Hauerwas does not give sufficient consideration to the degree to which, despite the formal principles of liberal democracy, America public life is still informed by the operative values and beliefs of the American people—values and beliefs sustained by religion and community. Nor does he weigh how very recent in our legal and cultural history are those "excesses of liberalism" which have tried to divorce rules from virtue. The cultural and intellectual crisis he analyzes is so severe, the operation of the formal polity is so out of sync with the social reality, that we are facing also a political crisis. That, I believe, is the most important meaning of the phenomenon we call the Religious New Right. This, I would argue, is not the time to despair of liberal democracy; it is rather a time of opportunity to reconstruct purposefully the public ethic that was until recently taken for granted. That religiously based public ethic, although largely unacknowledged in the official theory of a "secular" society, made possible the functioning of a liberal democracy that is much more complex than its principles suggest.

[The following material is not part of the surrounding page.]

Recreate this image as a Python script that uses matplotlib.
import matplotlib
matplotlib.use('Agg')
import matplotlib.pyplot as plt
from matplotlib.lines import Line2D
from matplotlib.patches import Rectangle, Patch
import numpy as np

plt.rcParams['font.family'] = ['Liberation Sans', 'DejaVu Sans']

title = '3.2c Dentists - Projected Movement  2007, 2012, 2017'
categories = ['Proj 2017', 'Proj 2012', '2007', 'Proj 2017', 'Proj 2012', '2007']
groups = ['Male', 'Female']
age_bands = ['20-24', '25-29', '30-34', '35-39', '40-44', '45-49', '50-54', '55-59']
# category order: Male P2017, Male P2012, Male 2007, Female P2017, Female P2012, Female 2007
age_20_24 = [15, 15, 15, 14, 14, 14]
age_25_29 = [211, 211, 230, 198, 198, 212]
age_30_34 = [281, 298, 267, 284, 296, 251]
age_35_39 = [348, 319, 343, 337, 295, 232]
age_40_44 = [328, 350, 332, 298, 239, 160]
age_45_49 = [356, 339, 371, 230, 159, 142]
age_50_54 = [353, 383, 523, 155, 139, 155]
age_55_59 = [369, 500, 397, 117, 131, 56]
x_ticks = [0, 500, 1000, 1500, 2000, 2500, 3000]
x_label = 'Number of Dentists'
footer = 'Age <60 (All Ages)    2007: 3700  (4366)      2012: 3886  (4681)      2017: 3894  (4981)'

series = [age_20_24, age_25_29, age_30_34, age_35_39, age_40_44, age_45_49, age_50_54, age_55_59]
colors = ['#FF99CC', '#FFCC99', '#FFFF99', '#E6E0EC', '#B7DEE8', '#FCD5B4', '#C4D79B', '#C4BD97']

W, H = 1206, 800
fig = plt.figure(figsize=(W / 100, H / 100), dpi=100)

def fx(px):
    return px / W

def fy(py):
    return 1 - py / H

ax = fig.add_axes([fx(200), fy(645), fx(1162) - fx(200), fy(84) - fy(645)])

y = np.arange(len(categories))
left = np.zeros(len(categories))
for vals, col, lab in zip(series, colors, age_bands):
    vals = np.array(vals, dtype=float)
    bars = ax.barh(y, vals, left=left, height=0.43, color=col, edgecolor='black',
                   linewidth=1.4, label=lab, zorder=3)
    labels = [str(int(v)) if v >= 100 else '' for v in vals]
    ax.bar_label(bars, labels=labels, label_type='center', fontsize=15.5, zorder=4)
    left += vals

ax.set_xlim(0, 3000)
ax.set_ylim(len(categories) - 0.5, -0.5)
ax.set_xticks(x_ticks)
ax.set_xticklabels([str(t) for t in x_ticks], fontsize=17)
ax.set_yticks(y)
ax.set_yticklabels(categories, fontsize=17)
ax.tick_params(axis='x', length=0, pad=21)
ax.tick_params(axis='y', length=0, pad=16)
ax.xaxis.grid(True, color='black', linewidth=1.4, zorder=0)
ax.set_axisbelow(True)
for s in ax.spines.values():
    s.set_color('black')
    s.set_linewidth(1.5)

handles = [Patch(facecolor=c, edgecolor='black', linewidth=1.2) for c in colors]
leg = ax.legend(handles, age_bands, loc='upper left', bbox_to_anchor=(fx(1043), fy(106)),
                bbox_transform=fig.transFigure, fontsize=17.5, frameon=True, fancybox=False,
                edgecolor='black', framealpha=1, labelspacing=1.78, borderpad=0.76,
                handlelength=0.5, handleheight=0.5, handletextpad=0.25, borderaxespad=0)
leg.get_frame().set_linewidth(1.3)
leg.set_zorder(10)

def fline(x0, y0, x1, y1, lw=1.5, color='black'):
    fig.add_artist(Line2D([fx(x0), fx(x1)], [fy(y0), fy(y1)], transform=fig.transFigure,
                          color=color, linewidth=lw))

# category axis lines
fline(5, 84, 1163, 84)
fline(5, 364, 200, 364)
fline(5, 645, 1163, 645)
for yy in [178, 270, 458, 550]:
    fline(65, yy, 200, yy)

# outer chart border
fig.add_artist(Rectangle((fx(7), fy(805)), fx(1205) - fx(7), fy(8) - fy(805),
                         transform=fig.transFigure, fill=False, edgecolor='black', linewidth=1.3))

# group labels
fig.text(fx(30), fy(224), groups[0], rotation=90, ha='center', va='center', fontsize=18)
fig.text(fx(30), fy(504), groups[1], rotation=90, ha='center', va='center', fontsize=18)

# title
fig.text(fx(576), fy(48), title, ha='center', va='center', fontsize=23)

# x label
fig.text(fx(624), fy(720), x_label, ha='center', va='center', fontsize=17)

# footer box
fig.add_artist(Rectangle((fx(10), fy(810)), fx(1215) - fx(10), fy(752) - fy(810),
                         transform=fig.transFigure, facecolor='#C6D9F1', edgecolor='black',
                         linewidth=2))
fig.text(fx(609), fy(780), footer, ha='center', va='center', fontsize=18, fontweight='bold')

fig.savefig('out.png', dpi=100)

A public ethic is one in which public reasons are available for the adjudication of moral disputes. In the absence of such an ethic, our inevitable moral disputes turn politics, in the words of Alasdair MacIntyre, into "civil war carried on by other means." Then we are reduced to the battle between Moral Majority and the ACLU in which each strives to impose its morality while accusing the other of trying to impose its morality. In some times past, writes MacIntyre, it has been possible in moral disputes to step back and ask in a systematic way "what the appropriate rational procedures are for settling this particular kind of dispute." Moral philosophy once played a critical role in that adjudication, but now moral philosophy itself has fallen prey to the disease of emotivism. ''It is my own view," says MacIntyre, "that the time has come once more when it is imperative to perform this task for moral philosophy.'' Having diagnosed the present crisis in After Virtue, Macintyre suggests he will now be turning his attention to "a systematic account of rationality" in moral discourse.

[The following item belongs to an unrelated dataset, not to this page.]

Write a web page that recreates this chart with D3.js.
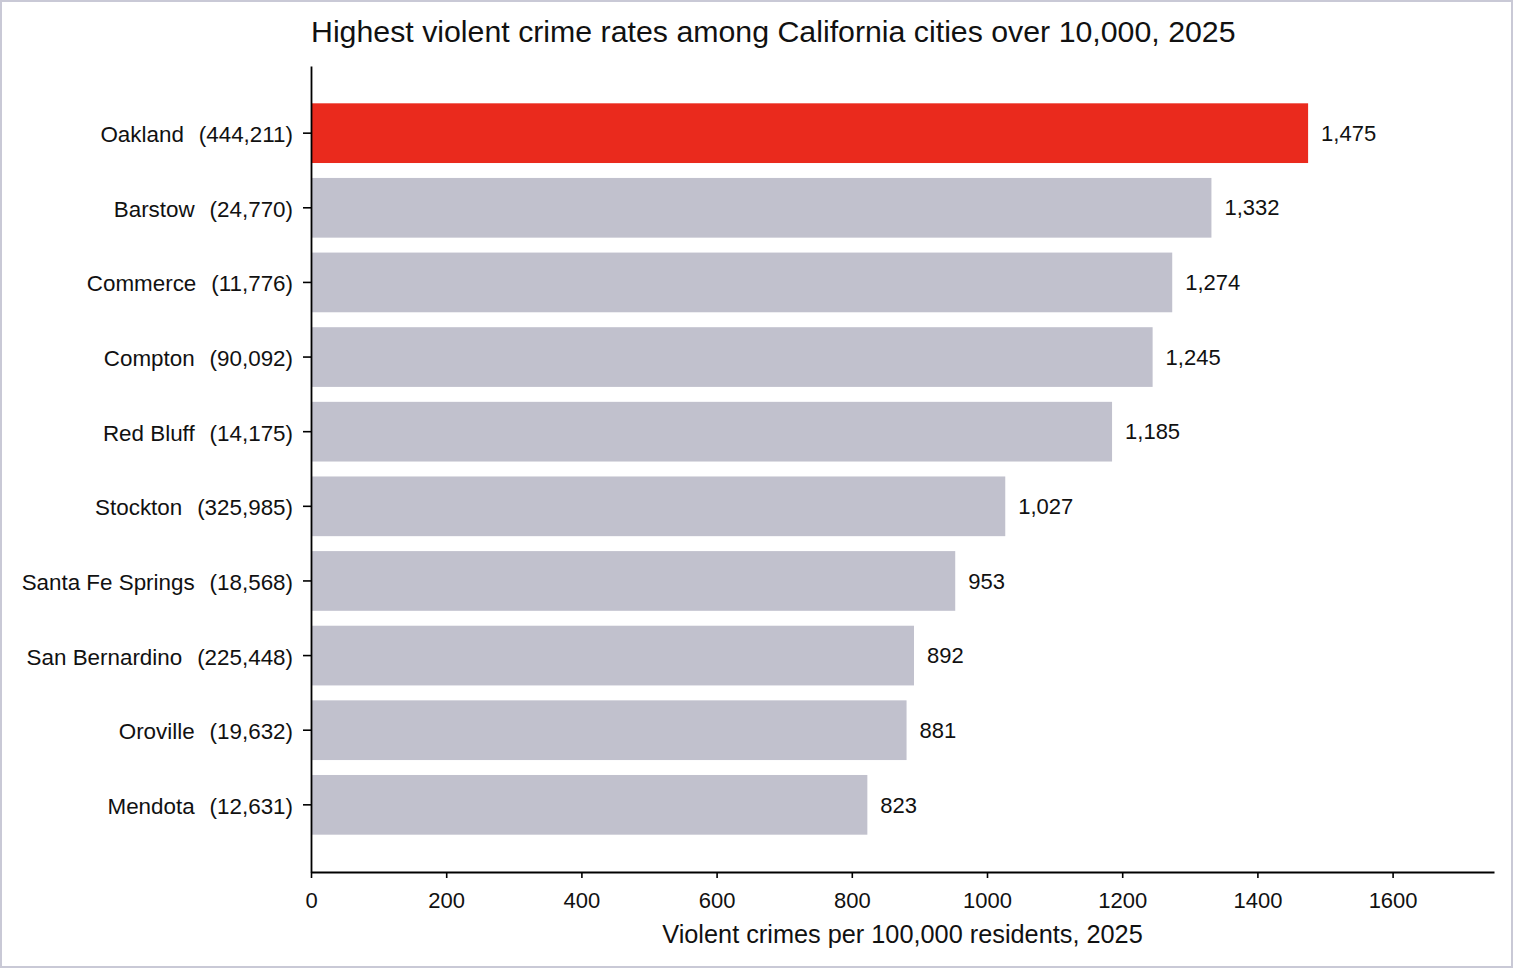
<!DOCTYPE html>
<html>
<head>
<meta charset="utf-8">
<script src="https://cdn.jsdelivr.net/npm/d3@7"></script>
<style>
  body { margin: 0; background: #fff; }
  svg { display: block; font-family: "Liberation Sans", Arial, sans-serif; }
</style>
</head>
<body>
<div id="chart"></div>
<script>
// Data
const cities = ["Oakland", "Barstow", "Commerce", "Compton", "Red Bluff", "Stockton",
                "Santa Fe Springs", "San Bernardino", "Oroville", "Mendota"];
const populations = ["444,211", "24,770", "11,776", "90,092", "14,175", "325,985",
                     "18,568", "225,448", "19,632", "12,631"];
const rates = [1475, 1332, 1274, 1245, 1185, 1027, 953, 892, 881, 823];
const xTicks = [0, 200, 400, 600, 800, 1000, 1200, 1400, 1600];

const W = 1513, H = 968;
const margin = { top: 66, right: 19, bottom: 96, left: 311 },
      width = W - margin.left - margin.right,
      height = H - margin.top - margin.bottom;

const svg = d3.select("#chart").append("svg")
  .attr("width", W)
  .attr("height", H);

// frame around the figure
svg.append("rect")
  .attr("x", 1).attr("y", 1)
  .attr("width", W - 2).attr("height", H - 2)
  .attr("fill", "#fff")
  .attr("stroke", "#c9c9d6")
  .attr("stroke-width", 2);

const g = svg.append("g")
  .attr("transform", `translate(${margin.left},${margin.top})`);

const x = d3.scaleLinear().domain([0, 1750]).range([0, width]);
const y = d3.scaleBand().domain(cities).range([0, height])
  .paddingInner(0.2).paddingOuter(0.5);

// Bars
g.selectAll(".bar")
  .data(rates)
  .enter().append("rect")
  .attr("class", "bar")
  .attr("x", x(0))
  .attr("y", (d, i) => y(cities[i]))
  .attr("width", d => x(d) - x(0))
  .attr("height", y.bandwidth())
  .attr("fill", (d, i) => i === 0 ? "#ea2a1d" : "#c1c1cd");

// Value labels
g.selectAll(".val")
  .data(rates)
  .enter().append("text")
  .attr("class", "val")
  .attr("x", d => x(d) + 13)
  .attr("y", (d, i) => y(cities[i]) + y.bandwidth() / 2)
  .attr("dy", "0.35em")
  .style("font-size", "22px")
  .style("fill", "#111")
  .text(d => d3.format(",")(d));

// Axes
const xAxis = g.append("g")
  .attr("transform", `translate(0,${height})`)
  .call(d3.axisBottom(x).tickValues(xTicks).tickFormat(d3.format("d"))
    .tickSizeInner(6).tickSizeOuter(0).tickPadding(14));

const yAxis = g.append("g")
  .call(d3.axisLeft(y).tickSizeInner(8).tickSizeOuter(0).tickPadding(10));

[xAxis, yAxis].forEach(a => {
  a.select(".domain").attr("stroke", "#000").attr("stroke-width", 1.8);
  a.selectAll(".tick line").attr("stroke", "#000").attr("stroke-width", 1.6);
  a.selectAll(".tick text").style("fill", "#111")
    .style("font-family", "'Liberation Sans', Arial, sans-serif");
});
xAxis.selectAll(".tick text").style("font-size", "22px");

// city name + population in brackets
yAxis.selectAll(".tick text")
  .style("font-size", "22.4px")
  .attr("dy", "0.4em")
  .text(null)
  .each(function (c) {
    const t = d3.select(this);
    t.append("tspan").text(c);
    t.append("tspan").attr("dx", 2.5)
      .text(`\u00a0\u00a0(${populations[cities.indexOf(c)]})`);
  });

// Title
svg.append("text")
  .attr("x", margin.left)
  .attr("y", 42)
  .style("font-size", "30.3px")
  .style("fill", "#111")
  .text("Highest violent crime rates among California cities over 10,000, 2025");

// X axis label
svg.append("text")
  .attr("x", margin.left + width / 2)
  .attr("y", 943)
  .attr("text-anchor", "middle")
  .style("font-size", "25.3px")
  .style("fill", "#111")
  .text("Violent crimes per 100,000 residents, 2025");
</script>
</body>
</html>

Theological ethics should not absent itself from this task of reconstruction. Fortunately, this is recognized by some theologians. The recognition is evident, for example, in David Tracy's recent work on the public nature of Christian theology. Most ambitiously, Wolfhart Pannenberg's life's work is aimed at reestablishing theology's role in the universe of rational discourse. His recent Ethics contains essays indicating how such a reconstruction of a public ethic might proceed. The erosion of public moral discourse happened over many years; the effort to restore it may take many years more. In the absence of Stanley Hauerwas, that effort will be the more difficult.

Meanwhile if Christians in their several communities are to have anything of substance to contribute to a new societal ethic, it is imperative that they be faithful to the truth they know. That requires clear moral thinking and a readiness to challenge cultural conventions. Such clarity and challenge is the achievement of Stanley Hauerwas's edition of Zwischen den Zeiten.

The late Reverend Richard John Neuhaus was president of the Institute on Religion and Public Life and editor in chief of First Things.